3.2 Regret Bound of LinUCB

Existing research works (e.g., [1, 36]) on deriving the regret bound of LinUCB are based on the following four assumptions:

  1. 1.

    The true coefficient \(\varvec{\theta }^*\) is shared by all arms.

  2. 2.

    The error term \(\epsilon _t\) follows 1-sub-Gaussian distribution for each time point.

  3. 3.

    T \(\{\alpha _t\}^n_{i=1} \) is a non-decreasing sequence with \(\alpha _1 \ge 1\).

  4. 4.

    T \(||{\textbf {x}}_{t,a}||_2 < L \), \(||\varvec{\theta }^*||_2 < M \) for all time points and arms.

For assumption 1, since there is only one unified \(\varvec{\theta }\), we change the notation of \(D_a\), \({\textbf {r}}_a\) to \(D_t\) and \({\textbf {r}}_t\) to denote the historical observations up to time t for all arms. The matrix \(A_a\) will be denoted as \(A_t\) accordingly. For assumption 3, following [1] and [36], we modify \(\alpha \) in Algorithm 1 to be a time dependent sequence to get a suitable confidence set for \(\varvec{\theta }^*\) at each round, but use a fixed and tuned \(\alpha \) in the experiment part to make the online computation more efficient.
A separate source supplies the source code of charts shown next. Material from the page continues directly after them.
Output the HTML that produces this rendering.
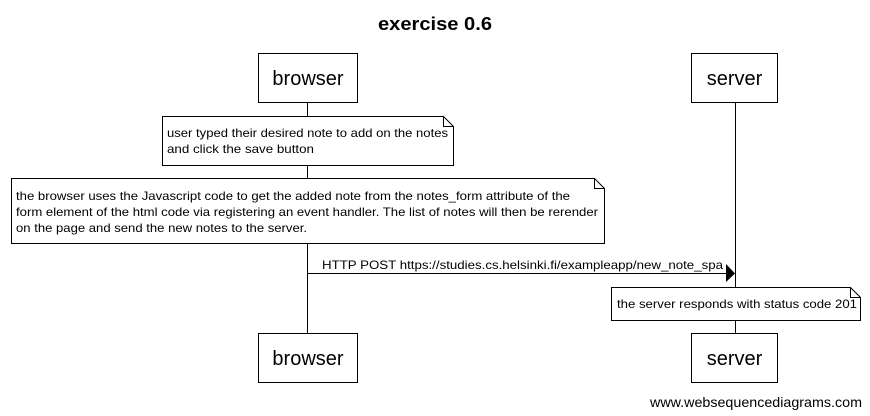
<!DOCTYPE html>
<html><head><meta charset="utf-8"><style>
html,body{margin:0;padding:0;background:#fff;}
svg{display:block;}
text{font-family:"Liberation Sans",Arial,sans-serif;fill:#000;}
</style></head><body>
<svg width="870" height="416" viewBox="0 0 870 416" xmlns="http://www.w3.org/2000/svg">
<text x="378" y="30" font-size="18" font-weight="bold" textLength="114" lengthAdjust="spacingAndGlyphs">exercise 0.6</text>
<g stroke="#000" stroke-width="1" fill="none">
<line x1="307.5" y1="102" x2="307.5" y2="333"/>
<line x1="735.5" y1="102" x2="735.5" y2="333"/>
</g>
<g stroke="#000" stroke-width="1" fill="#fff">
<rect x="258.5" y="53.5" width="99" height="49"/>
<rect x="691.5" y="53.5" width="86" height="49"/>
<rect x="258.5" y="333.5" width="99" height="49"/>
<rect x="691.5" y="333.5" width="86" height="49"/>
<path d="M162.5 116.5 H443.5 L453.5 126.5 V165.5 H162.5 Z"/>
<path d="M443.5 116.5 V126.5 H453.5" fill="none"/>
<path d="M11.5 178.5 H594.5 L604.5 188.5 V243.5 H11.5 Z"/>
<path d="M594.5 178.5 V188.5 H604.5" fill="none"/>
<path d="M611.5 287.5 H850.5 L860.5 297.5 V320.5 H611.5 Z"/>
<path d="M850.5 287.5 V297.5 H860.5" fill="none"/>
</g>
<text x="308" y="85" font-size="20" text-anchor="middle">browser</text>
<text x="734.5" y="85" font-size="20" text-anchor="middle">server</text>
<text x="308" y="365" font-size="20" text-anchor="middle">browser</text>
<text x="734.5" y="365" font-size="20" text-anchor="middle">server</text>
<g font-size="12" lengthAdjust="spacingAndGlyphs">
<text x="167" y="137" textLength="281" lengthAdjust="spacingAndGlyphs">user typed their desired note to add on the notes</text>
<text x="167" y="153" textLength="147" lengthAdjust="spacingAndGlyphs">and click the save button</text>
<text x="16" y="200" textLength="554" lengthAdjust="spacingAndGlyphs">the browser uses the Javascript code to get the added note from the notes_form attribute of the</text>
<text x="16" y="216" textLength="582" lengthAdjust="spacingAndGlyphs">form element of the html code via registering an event handler. The list of notes will then be rerender</text>
<text x="16" y="232" textLength="291" lengthAdjust="spacingAndGlyphs">on the page and send the new notes to the server.</text>
<text x="617" y="308" textLength="240" lengthAdjust="spacingAndGlyphs">the server responds with status code 201</text>
<text x="322" y="269" textLength="401" lengthAdjust="spacingAndGlyphs">HTTP POST https://studies.cs.helsinki.fi/exampleapp/new_note_spa</text>
</g>
<line x1="307.5" y1="273.5" x2="727" y2="273.5" stroke="#000" stroke-width="1"/>
<polygon points="726,264 735,273.5 726,282" fill="#000"/>
<text x="650" y="407" font-size="14" textLength="212" lengthAdjust="spacingAndGlyphs">www.websequencediagrams.com</text>
</svg>
</body></html>
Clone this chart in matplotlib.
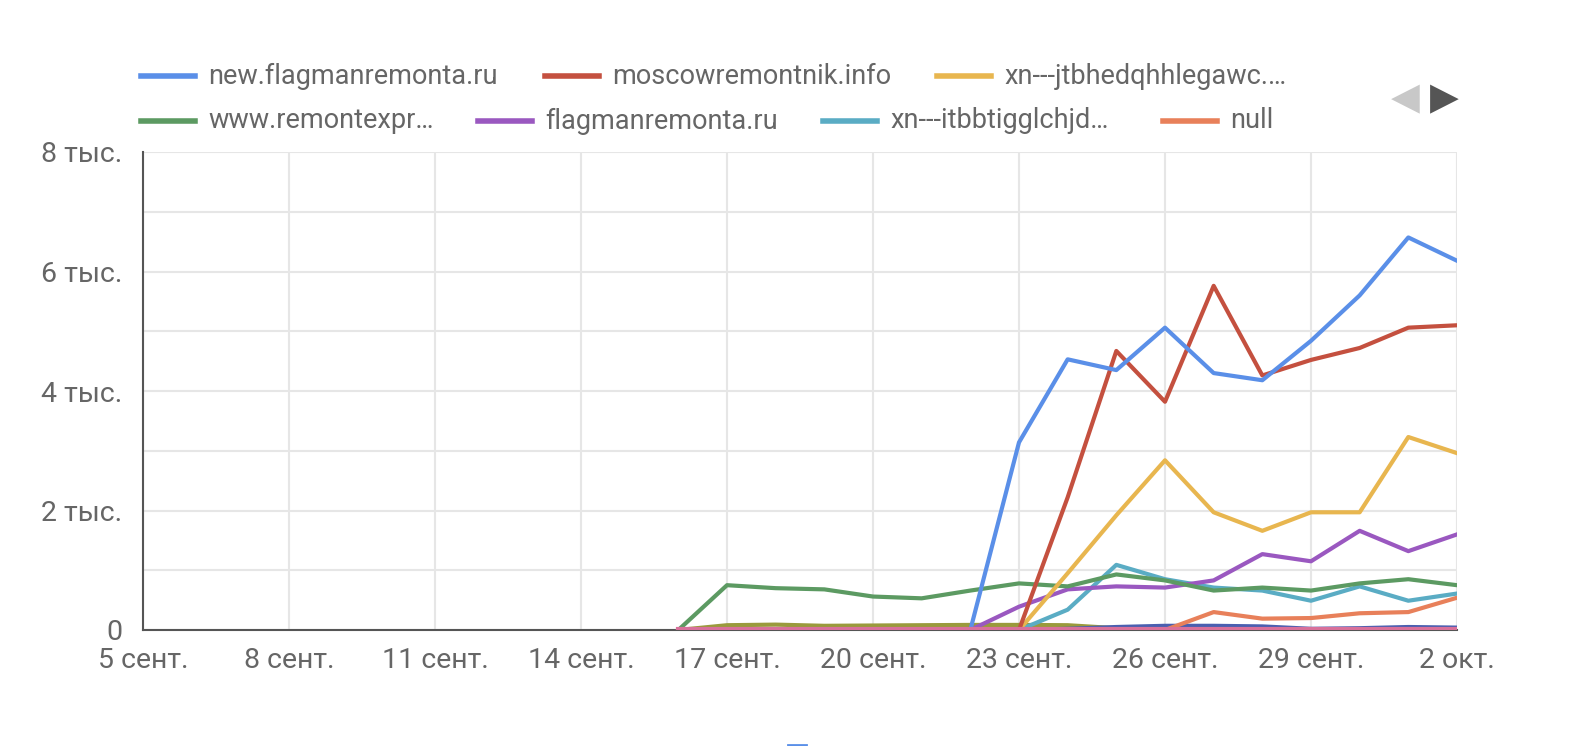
import numpy as np
import matplotlib.pyplot as plt
from matplotlib.lines import Line2D

plt.rcParams['font.family'] = ['Roboto', 'DejaVu Sans']

# дни: 5 сент. = 0 ... 2 окт. = 27; данные с 16 сент. (день 11)
days = np.arange(11, 28)
tick_days = [0, 3, 6, 9, 12, 15, 18, 21, 24, 27]
tick_labels = ['5 сент.', '8 сент.', '11 сент.', '14 сент.', '17 сент.',
               '20 сент.', '23 сент.', '26 сент.', '29 сент.', '2 окт.']
y_ticks = [0, 2000, 4000, 6000, 8000]
y_labels = ['0', '2 тыс.', '4 тыс.', '6 тыс.', '8 тыс.']

names = ['new.flagmanremonta.ru', 'moscowremontnik.info', 'xn---jtbhedqhhlegawc.…',
         'www.remontexpr…', 'flagmanremonta.ru', 'xn---itbbtigglchjd…', 'null']
colors = ['#5a8fe8', '#c4503f', '#e8b64f', '#5c9a62', '#9a58c0', '#5aacc4', '#e8805a']

new_flagman = [0, 0, 0, 0, 0, 0, 0, 3140, 4530, 4350, 5060, 4300, 4180, 4840, 5600, 6570, 6180]
moscow = [0, 0, 0, 0, 0, 0, 0, 0, 2220, 4670, 3820, 5760, 4260, 4520, 4720, 5060, 5100]
xn_jtb = [0, 0, 0, 0, 0, 0, 0, 0, 950, 1920, 2840, 1970, 1660, 1970, 1970, 3230, 2960]
remontexpr = [0, 750, 700, 680, 560, 530, 660, 780, 730, 930, 830, 660, 710, 660, 780, 850, 750]
flagman = [0, 0, 0, 0, 0, 0, 0, 390, 680, 730, 710, 830, 1270, 1150, 1660, 1320, 1600]
xn_itb = [0, 0, 0, 0, 0, 0, 0, 0, 340, 1090, 850, 710, 660, 490, 730, 490, 610]
null = [0, 0, 0, 0, 0, 0, 0, 0, 0, 0, 0, 300, 190, 200, 280, 300, 540]
# серии со второй страницы легенды
extra_olive = [0, 80, 90, 70, 75, 80, 85, 85, 80, 30, 0, 0, 0, 0, 0, 0, 0]
extra_navy = [0, 0, 0, 0, 0, 0, 0, 0, 20, 50, 70, 70, 60, 20, 30, 50, 40]
extra_pink = [10] * 17

series = [new_flagman, moscow, xn_jtb, remontexpr, flagman, xn_itb, null]

fig = plt.figure(figsize=(15.9, 7.46), dpi=100)
ax = fig.add_axes([143 / 1590, 1 - 630 / 746, (1457 - 143) / 1590, (630 - 152) / 746])

ax.plot(days, extra_olive, color='#9a9a3c', lw=3, zorder=2)
ax.plot(days, extra_navy, color='#4a5fb0', lw=3, zorder=2)
for s, c in zip(series[::-1], colors[::-1]):
    ax.plot(days, s, color=c, lw=3, zorder=3)
ax.plot(days, extra_pink, color='#d8709a', lw=3, zorder=3)

ax.set_xlim(0, 27)
ax.set_ylim(0, 8000)
ax.set_xticks(tick_days)
ax.set_xticklabels(tick_labels)
ax.set_yticks(y_ticks)
ax.set_yticklabels(y_labels)
ax.set_yticks(np.arange(0, 8001, 1000), minor=True)
ax.grid(True, which='both', axis='y', color='#e6e6e6', lw=1.5)
ax.grid(True, which='major', axis='x', color='#e6e6e6', lw=1.5)
ax.tick_params(length=0, labelsize=20.5, labelcolor='#666666', which='both')
ax.tick_params(axis='x', pad=12)
ax.tick_params(axis='y', pad=15)
for sp in ['top', 'right']:
    ax.spines[sp].set_visible(False)
for sp in ['left', 'bottom']:
    ax.spines[sp].set_color('#555555')
    ax.spines[sp].set_linewidth(1.5)
ax.set_axisbelow(True)

# легенда в стиле Google
leg_pos = [(141, 76), (545, 76), (937, 76), (141, 121), (478, 121), (823, 121), (1163, 121)]
for (lx, ly), name, c in zip(leg_pos, names, colors):
    fy = 1 - ly / 746
    fig.add_artist(Line2D([lx / 1590, (lx + 54) / 1590], [fy, fy], color=c, lw=4))
    fig.text((lx + 67) / 1590, fy, name, fontsize=19.5, color='#666666', va='center')

fig.text(1405 / 1590, 1 - 99 / 746, '◀', fontsize=27, color='#c8c8c8', ha='center', va='center',
         family=['DejaVu Sans'])
fig.text(1444 / 1590, 1 - 99 / 746, '▶', fontsize=27, color='#555555', ha='center', va='center',
         family=['DejaVu Sans'])
# обрезанный фрагмент внизу
fig.add_artist(Line2D([788 / 1590, 806 / 1590], [1.5 / 746, 1.5 / 746], color='#5a8fe8', lw=2))

fig.savefig('out.png', dpi=100, facecolor='white')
To derive the regret bound, the first step is to construct a confidence set \(\mathcal {C}_t \in \mathbb {R}^d \) for the true coefficient. At each round t, a natural choice is to make \(\mathcal {C}_t\) centered at \(\varvec{\hat{\theta }}_{t-1}\). [1] shows that the confidence ellipsoid could be a suitable choice for constructing the confidence region, which is defined as follows:

$$\begin{aligned} \mathcal {C}_t = \{ \varvec{\theta } \in \mathbb {R}^d: ||\varvec{\theta } - \varvec{\hat{\theta }}_{t-1} ||_{A_{t-1}} < \alpha _t \} \end{aligned}$$

The key point is how to obtain an appropriate \(\alpha _t\) at each round to make \(\mathcal {C}_t\) contain the true parameter \(\varvec{\theta }^*\) with high probability and be as small as possible simultaneously. [1] takes the advantages of the martingale techniques and derives a confidence bound in terms of the weighted 2-norm shown in Lemma 1.

Lemma 1

(Theorem 2 in [1]) Suppose the noise term is 1-sub-Gaussian distributed, let \(\delta \in (0,1)\), with probability at least \(1-\delta \), it holds that for all \(t \in \mathbb {N^+}\),

$$\begin{aligned} \begin{aligned} ||\varvec{\theta }^* - \varvec{\hat{\theta }}_t ||_{A_t} \le \sqrt{\lambda }||\varvec{\theta }^*||_2 + \sqrt{2log(|A_t |^{1/2}|\lambda I_d|^{-1/2}\delta ^{-1}) } \end{aligned} \end{aligned}$$
(4)

The RHS of Eq. 4 gives an appropriate selection of \(\alpha _t\) for the confidence ellipsoid. Under the fact that \(\theta ^* \in \mathcal {C}_t\) and the optimistic arm selection rule of LinUCB we could further bound the regret at each round with high probability by \(r_t = \langle \varvec{\theta }^*,{\textbf {x}}_{t,a} \rangle - \langle \varvec{\hat{\theta }},{\textbf {x}}_{t,a}\rangle \le 2 \alpha _t ||{\textbf {x}}_{t,a} ||_{A^{-1}_t}\). Summing up the regret at each round, the following corollary gives a \(\tilde{\mathcal {O}}(dlog(T))\) cumulative regret bound up to time T.

Corollary 1

(Corollary 19.3 in [27]) Under the assumptions above, the expected regret of LinUCB with \(\delta = 1/T \) is bounded by

$$\begin{aligned} \begin{aligned} R_T \le Cd\sqrt{T}log(TL) \end{aligned} \end{aligned}$$
(5)

where C is a suitably large constant.

4 Methods

We focus on how to achieve user-side fairness in contextual bandit based recommendation and present our fair contextual bandit algorithm, called Fair-LinUCB and derive its regret bound.

4.1 Problem Formulation

We define a sensitive attribute \(S \in {\textbf {x}}_{t,a}\) with domain values \(\{s^+, s^-\}\) where \(s^+\) (\(s^-\)) is the value of the privileged (protected) group. Let \(T_s\) denote a time index subset such that the users being treated at time points in \(T_s\) all hold the same sensitive attribute value s. We introduce the group-level cumulative mean reward as \(\bar{r}^{s} =\dfrac{1}{|T_s |}\sum _{t \in T_s} r_{t,a}\). Specifically, \(\bar{r}^{s^+}\) denotes the cumulative mean reward of the individuals with sensitive attribute \(S=s^+\), and \(\bar{r}^{s^-}\) denotes the cumulative mean reward of all individuals having the sensitive attribute \(S=s^-\).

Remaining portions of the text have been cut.